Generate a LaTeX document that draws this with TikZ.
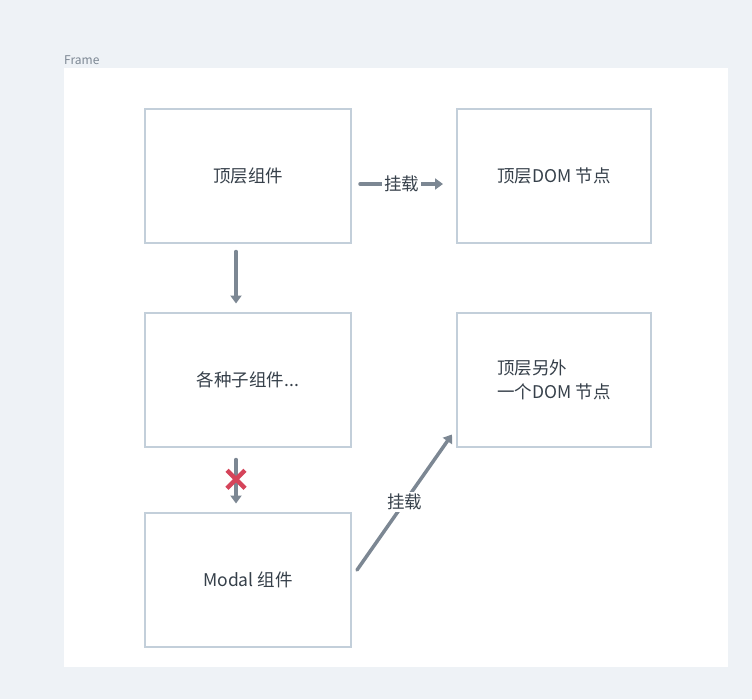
\documentclass[tikz,border=0pt]{standalone}
\usepackage{fontspec}
\setmainfont{Noto Sans CJK SC}
\usetikzlibrary{arrows.meta, positioning}
\definecolor{bggray}{HTML}{EEF2F6}
\definecolor{boxline}{HTML}{C3CFDA}
\definecolor{linkgray}{HTML}{7C8793}
\definecolor{ink}{HTML}{36404A}
\definecolor{crossred}{HTML}{D5445A}

\begin{document}
\begin{tikzpicture}[x=1pt, y=-1pt, on grid,
    box/.style={draw=boxline, line width=2pt, minimum width=206pt, minimum height=134pt,
      text=ink, font=\fontsize{17.5}{24}\selectfont},
    narrow/.style={box, minimum width=194pt},
    link/.style={draw=linkgray, line width=3.5pt, line cap=round, -{Triangle[length=8pt,width=11pt]}},
    tag/.style={fill=white, text=ink, inner sep=2pt, font=\fontsize{17.5}{20}\selectfont},
    cross/.style={draw=crossred, line width=4.5pt}]
    % canvas and frame
    \useasboundingbox (0,0) rectangle (752,699);
    \fill[bggray] (0,0) rectangle (752,699);
    \fill[white] (64,68) rectangle (728,667);
    \node[anchor=base west, inner sep=0pt, text=linkgray, font=\fontsize{12}{14}\selectfont] (frame) at (64,64.5) {Frame};

    \node[box] (top) at (248,175.5) {顶层组件};
    \node[narrow] (dom) [right=306pt of top] {顶层DOM 节点};
    \node[box] (sub) [below=204pt of top] {各种子组件...};
    \node[narrow, align=left] (other) [right=306pt of sub] {顶层另外\\一个DOM 节点};
    \node[box] (modal) [below=200pt of sub] {Modal 组件};

    \draw[link] ([xshift=8pt,yshift=-8.5pt]top.east) -- node[tag] {挂载} ([xshift=-13pt,yshift=-8.5pt]dom.west);
    \draw[link] ([xshift=-12pt,yshift=-8pt]top.south) -- ([xshift=-12pt,yshift=8pt]sub.north);
    \draw[link] ([xshift=-12pt,yshift=-12pt]sub.south) -- coordinate[pos=0.45] (cut) ([xshift=-12pt,yshift=8pt]modal.north);
    \draw[link] ([xshift=5pt,yshift=9.5pt]modal.east) -- node[tag] {挂载} ([xshift=-4pt,yshift=13pt]other.south west);
    % blocked link
    \draw[cross] ([shift={(-9pt,-9pt)}]cut) -- ([shift={(9pt,9pt)}]cut)
                 ([shift={(-9pt,9pt)}]cut) -- ([shift={(9pt,-9pt)}]cut);
\end{tikzpicture}
\end{document}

(PROBLEM TO SOLVE): Extract the full listing exactly, with the pictures left out.

(SOLVED EXERCISE):
Generate a LaTeX document that draws this with TikZ.
\documentclass[tikz,border=0pt]{standalone}
\usepackage{fontspec}
\setmainfont{Noto Sans CJK SC}
\usetikzlibrary{arrows.meta, positioning}
\definecolor{bggray}{HTML}{EEF2F6}
\definecolor{boxline}{HTML}{C3CFDA}
\definecolor{linkgray}{HTML}{7C8793}
\definecolor{ink}{HTML}{36404A}
\definecolor{crossred}{HTML}{D5445A}

\begin{document}
\begin{tikzpicture}[x=1pt, y=-1pt, on grid,
    box/.style={draw=boxline, line width=2pt, minimum width=206pt, minimum height=134pt,
      text=ink, font=\fontsize{17.5}{24}\selectfont},
    narrow/.style={box, minimum width=194pt},
    link/.style={draw=linkgray, line width=3.5pt, line cap=round, -{Triangle[length=8pt,width=11pt]}},
    tag/.style={fill=white, text=ink, inner sep=2pt, font=\fontsize{17.5}{20}\selectfont},
    cross/.style={draw=crossred, line width=4.5pt}]
    % canvas and frame
    \useasboundingbox (0,0) rectangle (752,699);
    \fill[bggray] (0,0) rectangle (752,699);
    \fill[white] (64,68) rectangle (728,667);
    \node[anchor=base west, inner sep=0pt, text=linkgray, font=\fontsize{12}{14}\selectfont] (frame) at (64,64.5) {Frame};

    \node[box] (top) at (248,175.5) {顶层组件};
    \node[narrow] (dom) [right=306pt of top] {顶层DOM 节点};
    \node[box] (sub) [below=204pt of top] {各种子组件...};
    \node[narrow, align=left] (other) [right=306pt of sub] {顶层另外\\一个DOM 节点};
    \node[box] (modal) [below=200pt of sub] {Modal 组件};

    \draw[link] ([xshift=8pt,yshift=-8.5pt]top.east) -- node[tag] {挂载} ([xshift=-13pt,yshift=-8.5pt]dom.west);
    \draw[link] ([xshift=-12pt,yshift=-8pt]top.south) -- ([xshift=-12pt,yshift=8pt]sub.north);
    \draw[link] ([xshift=-12pt,yshift=-12pt]sub.south) -- coordinate[pos=0.45] (cut) ([xshift=-12pt,yshift=8pt]modal.north);
    \draw[link] ([xshift=5pt,yshift=9.5pt]modal.east) -- node[tag] {挂载} ([xshift=-4pt,yshift=13pt]other.south west);
    % blocked link
    \draw[cross] ([shift={(-9pt,-9pt)}]cut) -- ([shift={(9pt,9pt)}]cut)
                 ([shift={(-9pt,9pt)}]cut) -- ([shift={(9pt,-9pt)}]cut);
\end{tikzpicture}
\end{document}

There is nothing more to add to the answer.